The issue is this... let's pretend I'm writing an app that looks like this:
from repo.utils import IniReader
if __name__ == '__main__':
r = IniReader('blah.ini')
print(r.fields)
Now the from repo.utils import IniReader
will execute repo/utils/__init__.py
which in this case will import IniReader
and DatReader
. Let's pretend that DatReader
looks something like this:
import numpy as np
import scipy
import tensorflow
from .math import transform
class DatReader():
...
which adheres to PEP8, with all the imports at the top of the file.
The problem here is that DatReader
requires some heavyweight imports (e.g. numpy, scipy, tensorflow are huge libraries). To make matters worse, the from .math import transform
might have something like from repo.contrib import lookup
which then hits the repo/contrib/__init__.py
which starts a chain reaction and ends up importing our entire repository.

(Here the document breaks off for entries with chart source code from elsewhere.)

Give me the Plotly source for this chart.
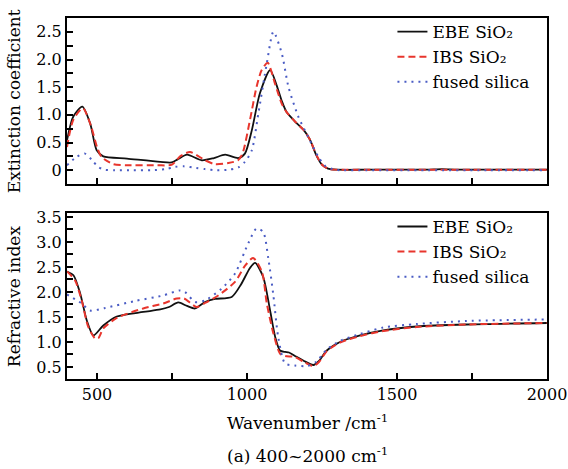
import plotly.graph_objects as go
from plotly.subplots import make_subplots

# ---- data ----
ebe_k_x = [400, 421, 451, 477, 499, 521, 600, 711, 749, 770, 800, 849, 890, 927, 971, 993, 1016, 1043, 1077, 1104, 1116, 1132, 1160, 1190, 1210, 1232, 1250, 1270, 1300, 1400, 1500, 1600, 1650, 1700, 1850, 2000]
ebe_k_y = [0.54, 0.97, 1.15, 0.85, 0.36, 0.25, 0.21, 0.15, 0.14, 0.20, 0.28, 0.18, 0.22, 0.28, 0.22, 0.30, 0.72, 1.39, 1.81, 1.45, 1.25, 1.05, 0.88, 0.72, 0.55, 0.26, 0.10, 0.03, 0.01, 0.01, 0.01, 0.01, 0.02, 0.01, 0.01, 0.01]

ibs_k_x = [400, 421, 453, 480, 500, 515, 554, 600, 700, 750, 777, 810, 860, 893, 938, 970, 985, 1010, 1032, 1049, 1069, 1093, 1116, 1132, 1160, 1190, 1210, 1232, 1250, 1275, 1300, 1400, 1600, 1800, 2000]
ibs_k_y = [0.42, 0.91, 1.12, 0.80, 0.42, 0.24, 0.11, 0.09, 0.09, 0.10, 0.25, 0.33, 0.18, 0.11, 0.13, 0.18, 0.30, 0.91, 1.51, 1.81, 1.94, 1.57, 1.20, 1.05, 0.88, 0.72, 0.55, 0.27, 0.10, 0.02, 0.01, 0.01, 0.01, 0.01, 0.01]

fs_k_x = [400, 432, 460, 482, 504, 525, 560, 620, 680, 730, 760, 790, 830, 860, 900, 940, 971, 993, 1016, 1038, 1066, 1088, 1116, 1138, 1171, 1204, 1238, 1260, 1285, 1310, 1400, 1600, 1800, 2000]
fs_k_y = [0.09, 0.24, 0.30, 0.19, 0.06, 0.01, 0.0, 0.0, 0.0, 0.02, 0.06, 0.07, 0.04, 0.02, 0.0, 0.01, 0.05, 0.15, 0.36, 1.03, 1.93, 2.50, 2.11, 1.51, 0.97, 0.60, 0.24, 0.08, 0.02, 0.0, 0.0, 0.0, 0.0, 0.0]

ebe_n_x = [400, 422, 444, 466, 488, 521, 566, 654, 711, 740, 771, 800, 827, 860, 893, 949, 980, 1010, 1027, 1054, 1077, 1094, 1110, 1127, 1140, 1160, 1190, 1221, 1240, 1266, 1310, 1377, 1454, 1566, 1732, 2000]
ebe_n_y = [2.41, 2.33, 1.97, 1.43, 1.13, 1.33, 1.51, 1.60, 1.65, 1.70, 1.79, 1.72, 1.67, 1.80, 1.86, 1.90, 2.15, 2.48, 2.58, 2.30, 1.63, 1.10, 0.83, 0.80, 0.79, 0.72, 0.62, 0.54, 0.62, 0.83, 1.00, 1.13, 1.23, 1.31, 1.35, 1.38]

ibs_n_x = [400, 427, 449, 471, 494, 505, 521, 566, 654, 721, 766, 790, 832, 860, 904, 960, 993, 1020, 1050, 1066, 1088, 1110, 1127, 1160, 1190, 1221, 1240, 1266, 1310, 1377, 1454, 1566, 1732, 2000]
ibs_n_y = [2.41, 2.23, 1.83, 1.30, 1.07, 1.08, 1.27, 1.48, 1.67, 1.77, 1.87, 1.87, 1.70, 1.78, 1.93, 2.20, 2.52, 2.68, 2.40, 1.77, 1.17, 0.77, 0.72, 0.70, 0.60, 0.52, 0.60, 0.82, 0.99, 1.12, 1.22, 1.30, 1.35, 1.38]

fs_n_x = [400, 449, 477, 527, 627, 721, 775, 793, 827, 860, 916, 960, 1004, 1032, 1054, 1071, 1088, 1104, 1127, 1160, 1200, 1230, 1266, 1310, 1377, 1454, 1566, 1732, 2000]
fs_n_y = [1.95, 1.77, 1.63, 1.68, 1.82, 1.93, 2.03, 2.00, 1.80, 1.83, 2.07, 2.37, 2.97, 3.27, 3.20, 2.67, 1.93, 1.10, 0.57, 0.53, 0.52, 0.60, 0.85, 1.02, 1.16, 1.29, 1.36, 1.42, 1.45]

series_names = ["EBE SiO\u2082", "IBS SiO\u2082", "fused silica"]

x_tickvals = [500, 750, 1000, 1250, 1500, 1750, 2000]
x_ticktext = ["500", "", "1000", "", "1500", "", "2000"]
k_tickvals = [0, 0.25, 0.5, 0.75, 1.0, 1.25, 1.5, 1.75, 2.0, 2.25, 2.5]
k_ticktext = ["0", "", "0.5", "", "1.0", "", "1.5", "", "2.0", "", "2.5"]
n_tickvals = [0.5, 0.75, 1.0, 1.25, 1.5, 1.75, 2.0, 2.25, 2.5, 2.75, 3.0, 3.25, 3.5]
n_ticktext = ["0.5", "", "1.0", "", "1.5", "", "2.0", "", "2.5", "", "3.0", "", "3.5"]

FONT = "DejaVu Serif"
BLACK = "#111111"
RED = "#e8352c"
BLUE = "#4a5cc4"

fig = make_subplots(rows=2, cols=1, shared_xaxes=False)

styles = [
    dict(color=BLACK, width=1.8, dash="solid"),
    dict(color=RED, width=2, dash="7px,4px"),
    dict(color=BLUE, width=2, dash="2px,5px"),
]

top = [(ebe_k_x, ebe_k_y), (ibs_k_x, ibs_k_y), (fs_k_x, fs_k_y)]
bot = [(ebe_n_x, ebe_n_y), (ibs_n_x, ibs_n_y), (fs_n_x, fs_n_y)]

for (xs, ys), name, st in zip(top, series_names, styles):
    fig.add_trace(go.Scatter(x=xs, y=ys, mode="lines", name=name,
                             line=dict(shape="spline", smoothing=0.7, **st),
                             legend="legend"), row=1, col=1)
for (xs, ys), name, st in zip(bot, series_names, styles):
    fig.add_trace(go.Scatter(x=xs, y=ys, mode="lines", name=name,
                             line=dict(shape="spline", smoothing=0.7, **st),
                             legend="legend2"), row=2, col=1)

axis_common = dict(showline=True, linecolor="black", linewidth=2, mirror=True,
                   ticks="inside", ticklen=6, tickwidth=1.5, tickcolor="black",
                   showgrid=False, zeroline=False, automargin=False,
                   tickfont=dict(family=FONT, size=16, color="black"))

fig.update_xaxes(range=[400, 2000], tickvals=x_tickvals, ticktext=x_ticktext, **axis_common)
fig.update_xaxes(showticklabels=False, row=1, col=1)
fig.update_yaxes(**axis_common)
fig.update_yaxes(range=[-0.25, 2.75], tickvals=k_tickvals, ticktext=k_ticktext, row=1, col=1)
fig.update_yaxes(range=[0.26, 3.58], tickvals=n_tickvals, ticktext=n_ticktext, row=2, col=1)

fig.update_layout(
    width=568, height=469,
    margin=dict(l=67, r=21, t=18, b=90, autoexpand=False),
    paper_bgcolor="white", plot_bgcolor="white",
    font=dict(family=FONT, size=16, color="black"),
    xaxis=dict(domain=[0, 1]), xaxis2=dict(domain=[0, 1]),
    yaxis=dict(domain=[0.540, 1.0]),
    yaxis2=dict(domain=[0.0, 0.46]),
    legend=dict(x=0.678, y=1.011, xanchor="left", yanchor="top",
                bgcolor="rgba(0,0,0,0)", font=dict(family=FONT, size=17),
                tracegroupgap=0, itemwidth=30),
    legend2=dict(x=0.678, y=0.471, xanchor="left", yanchor="top",
                 bgcolor="rgba(0,0,0,0)", font=dict(family=FONT, size=17),
                 tracegroupgap=0, itemwidth=30),
    annotations=[
        dict(text="Extinction coefficient", textangle=-90, x=-0.11, y=0.77,
             xanchor="center", yanchor="middle",
             xref="paper", yref="paper", showarrow=False,
             font=dict(family=FONT, size=17)),
        dict(text="Refractive index", textangle=-90, x=-0.11, y=0.23,
             xanchor="center", yanchor="middle",
             xref="paper", yref="paper", showarrow=False,
             font=dict(family=FONT, size=17)),
        dict(text="Wavenumber /cm<sup>-1</sup>", x=0.5, y=-0.119,
             xanchor="center", yanchor="middle",
             xref="paper", yref="paper", showarrow=False,
             font=dict(family=FONT, size=17)),
        dict(text="(a) 400~2000 cm<sup>-1</sup>", x=0.5, y=-0.2105,
             xanchor="center", yanchor="middle",
             xref="paper", yref="paper", showarrow=False,
             font=dict(family=FONT, size=17)),
    ],
)

fig.write_html("out.html", config={"displayModeBar": False},
               post_script="document.body.style.margin='0px';document.body.style.overflow='hidden';")
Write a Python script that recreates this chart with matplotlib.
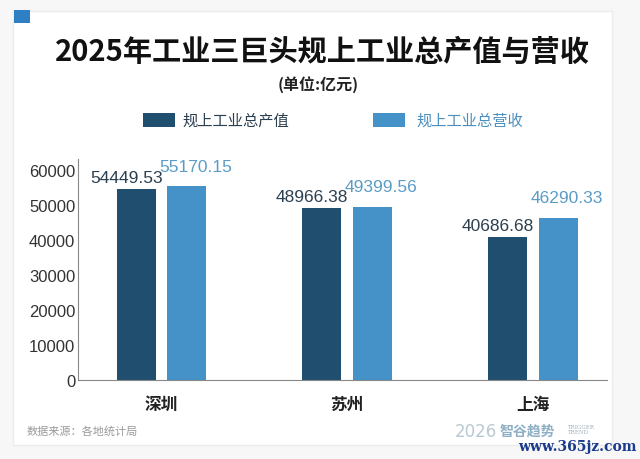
import matplotlib
matplotlib.use("Agg")
import matplotlib.pyplot as plt
from matplotlib.patches import Rectangle
import numpy as np

plt.rcParams['font.family'] = ['Noto Sans CJK SC', 'DejaVu Sans']

cities = ["深圳", "苏州", "上海"]
output_value = [54449.53, 48966.38, 40686.68]
revenue = [55170.15, 49399.56, 46290.33]
series_names = ["规上工业总产值", "规上工业总营收"]
yticks = [0, 10000, 20000, 30000, 40000, 50000, 60000]

title = "2025年工业三巨头规上工业总产值与营收"
subtitle = "(单位:亿元)"
source = "数据来源：各地统计局"

DARK = "#1f4e6e"
LIGHT = "#4592c8"
DARK_TXT = "#2b3f4f"
LIGHT_TXT = "#5b9cc6"

fig = plt.figure(figsize=(6.4, 4.6), dpi=100)
fig.patch.set_facecolor("#f7f7f7")

# card
card = Rectangle((13/640, 1-446/460), (612-13)/640, (446-12)/460,
                 transform=fig.transFigure, facecolor="white", edgecolor="#ececec",
                 linewidth=1, zorder=-5)
fig.patches.append(card)
icon = Rectangle((14/640, 1-24/460), 16/640, 13/460, transform=fig.transFigure,
                 facecolor="#2f7fc4", edgecolor="none", zorder=-4)
fig.patches.append(icon)

fig.text(322/640, 1-52/460, title, ha="center", va="center", fontsize=21,
         fontweight="heavy", color="#111111")
fig.text(318/640, 1-85/460, subtitle, ha="center", va="center", fontsize=11.5,
         fontweight="bold", color="#222222")

# legend
fig.patches.append(Rectangle((143/640, 1-128/460), 32/640, 14/460, transform=fig.transFigure,
                             facecolor=DARK, edgecolor="none", zorder=-4))
fig.text(182/640, 1-121/460, series_names[0], ha="left", va="center", fontsize=11,
         color="#2b3f4f")
fig.patches.append(Rectangle((373/640, 1-128/460), 32/640, 14/460, transform=fig.transFigure,
                             facecolor=LIGHT, edgecolor="none", zorder=-4))
fig.text(416/640, 1-121/460, series_names[1], ha="left", va="center", fontsize=11,
         color="#4b8fbf")

ax = fig.add_axes([78/640, 1-381/460, (607-78)/640, (381-160)/460])
ax.set_facecolor("none")
ax.set_zorder(2)
x = np.arange(len(cities))
w = 0.21
off = 0.137
ax.bar(x - off, output_value, w, color=DARK, zorder=2)
ax.bar(x + off, revenue, w, color=LIGHT, zorder=2)

for xi, v in zip(x, output_value):
    ax.annotate(f"{v:.2f}", (xi - off, v), xytext=(-7, 3), textcoords="offset points",
                ha="center", va="bottom", fontsize=12.5, color=DARK_TXT,
                family="Liberation Sans")
for xi, v in zip(x, revenue):
    ax.annotate(f"{v:.2f}", (xi + off, v), xytext=(6, 9), textcoords="offset points",
                ha="center", va="bottom", fontsize=12.5, color=LIGHT_TXT,
                family="Liberation Sans")

ax.set_xlim(-0.45, 2.40)
ax.set_ylim(0, 63000)
ax.set_yticks(yticks)
ax.set_yticklabels([str(t) for t in yticks], family="Liberation Sans", fontsize=12,
                   color="#333333")
ax.set_xticks(x)
ax.set_xticklabels(cities, fontsize=12, fontweight="bold", color="#222222")
ax.tick_params(axis="y", length=0, pad=2)
ax.tick_params(axis="x", length=0, pad=11)
for s in ["top", "right"]:
    ax.spines[s].set_visible(False)
ax.spines["left"].set_color("#888888")
ax.spines["bottom"].set_color("#888888")

fig.text(27/640, 1-431/460, source, ha="left", va="center", fontsize=8, color="#9a9a9a")
fig.text(455/640, 1-432/460, "2026", ha="left", va="center", fontsize=12,
         color="#b9c9d2", family="DejaVu Sans")
fig.text(500/640, 1-432/460, "智谷趋势", ha="left", va="center", fontsize=10,
         fontweight="bold", color="#8fb0c4")
fig.text(567/640, 1-430/460, "TRIGGER\nTREND", ha="left", va="center", fontsize=4,
         color="#a0b0ba", family="DejaVu Serif", linespacing=1.2)
fig.text(518/640, 1-447/460, "www.365jz.com", ha="left", va="center", fontsize=10,
         fontweight="bold", color="#1a3a8c", family="DejaVu Serif")

fig.savefig("out.png", dpi=100, facecolor=fig.get_facecolor())
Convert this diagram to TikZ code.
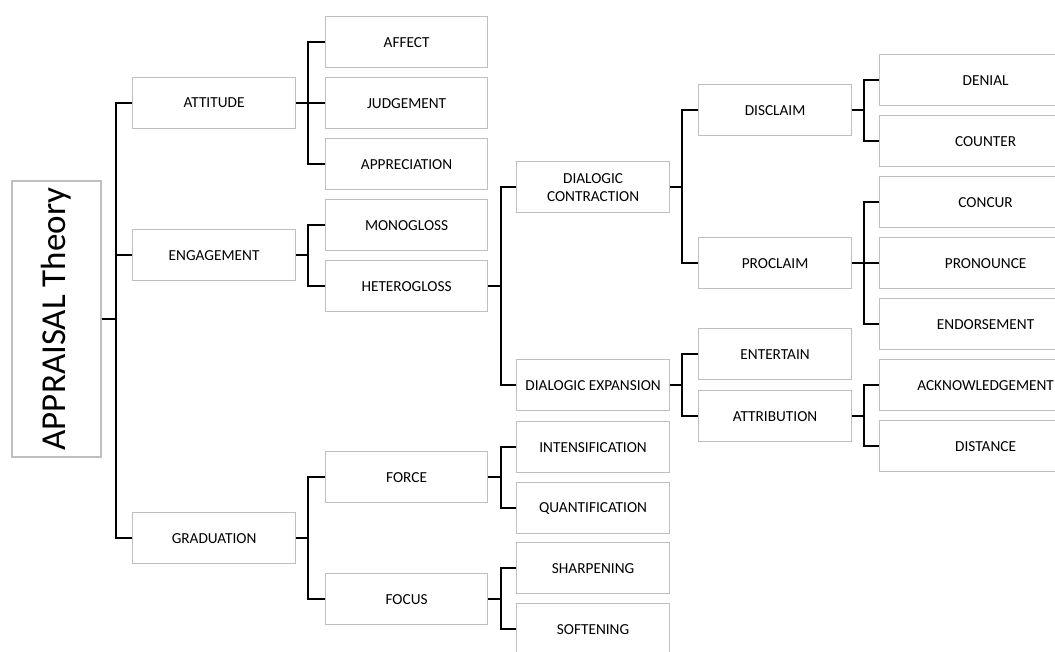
\documentclass[tikz,border=0pt]{standalone}
\usepackage{fontspec}
\setmainfont{Carlito}
\definecolor{boxgray}{HTML}{BFBFBF}
\begin{document}
\begin{tikzpicture}[x=1pt,y=-1pt,
  box/.style={draw=boxgray, line width=1.2pt, minimum height=51pt, inner sep=0pt,
    anchor=north west, align=center, text=black, font=\fontsize{15.3}{18}\selectfont},
  c1/.style={box, minimum width=163pt},
  c2/.style={box, minimum width=162pt},
  c3/.style={box, minimum width=153pt},
  c4/.style={box, minimum width=153pt},
  c5/.style={box, minimum width=212pt},
  conn/.style={draw=black, line width=2.2pt, line join=miter}]
\clip (0,0) rectangle (1055,651);
\useasboundingbox (0,0) rectangle (1055,651);
\fill[white] (0,0) rectangle (1055,651);

\coordinate (b1) at (116,0);
\coordinate (b2) at (308,0);
\coordinate (b3) at (501,0);
\coordinate (b4) at (682,0);
\coordinate (b5) at (864,0);

% root
\node[draw=boxgray, line width=1.2pt, rotate=90, minimum width=276pt, minimum height=89pt,
  inner sep=0pt, font=\fontsize{35}{40}\selectfont] (root) at (56.5,319) {APPRAISAL Theory};

% column 1
\node[c1] (att) at (132,77) {ATTITUDE};
\node[c1] (eng) at (132,229) {ENGAGEMENT};
\node[c1] (gra) at (132,512) {GRADUATION};

% column 2
\node[c2] (aff) at (325,16) {AFFECT};
\node[c2] (jud) at (325,77) {JUDGEMENT};
\node[c2] (app) at (325,138) {APPRECIATION};
\node[c2] (mon) at (325,199) {MONOGLOSS};
\node[c2] (het) at (325,260) {HETEROGLOSS};
\node[c2] (for) at (325,451) {FORCE};
\node[c2] (foc) at (325,573) {FOCUS};

% column 3
\node[c3] (dc) at (516,161) {DIALOGIC\\CONTRACTION};
\node[c3] (de) at (516,359) {DIALOGIC EXPANSION};
\node[c3] (int) at (516,421) {INTENSIFICATION};
\node[c3] (qua) at (516,482) {QUANTIFICATION};
\node[c3] (sha) at (516,542) {SHARPENING};
\node[c3] (sof) at (516,603) {SOFTENING};

% column 4
\node[c4] (dis) at (698,84) {DISCLAIM};
\node[c4] (pro) at (698,237) {PROCLAIM};
\node[c4] (ent) at (698,328) {ENTERTAIN};
\node[c4] (atr) at (698,390) {ATTRIBUTION};

% column 5
\node[c5] (den) at (879,54) {DENIAL};
\node[c5] (cou) at (879,115) {COUNTER};
\node[c5] (con) at (879,176) {CONCUR};
\node[c5] (prn) at (879,237) {PRONOUNCE};
\node[c5] (end) at (879,298) {ENDORSEMENT};
\node[c5] (ack) at (879,359) {ACKNOWLEDGEMENT};
\node[c5] (dst) at (879,420) {DISTANCE};

% connectors
\foreach \p/\c/\b in {root.south/att/b1, root.south/eng/b1, root.south/gra/b1,
  att/aff/b2, att/jud/b2, att/app/b2,
  eng/mon/b2, eng/het/b2,
  gra/for/b2, gra/foc/b2,
  het/dc/b3, het/de/b3,
  for/int/b3, for/qua/b3,
  foc/sha/b3, foc/sof/b3,
  dc/dis/b4, dc/pro/b4,
  de/ent/b4, de/atr/b4,
  dis/den/b5, dis/cou/b5,
  pro/con/b5, pro/prn/b5, pro/end/b5,
  atr/ack/b5, atr/dst/b5}
  {\draw[conn] (\p) -| (\b |- \c.west) -- (\c.west);}
\end{tikzpicture}
\end{document}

This really hasn't been a problem for all of us developers with a full development environment stood up, but now that we're trying to ship applications (internally) this import hell is becoming an issue.
Is there a standard solution to this problem? We've talked about just keeping the __init__.py
empty, or just not having all the imports at the top of a file as PEP8 states. Both of these solutions come with compromises, so if anyone has suggestions or references, I'd love to hear it.
Thanks!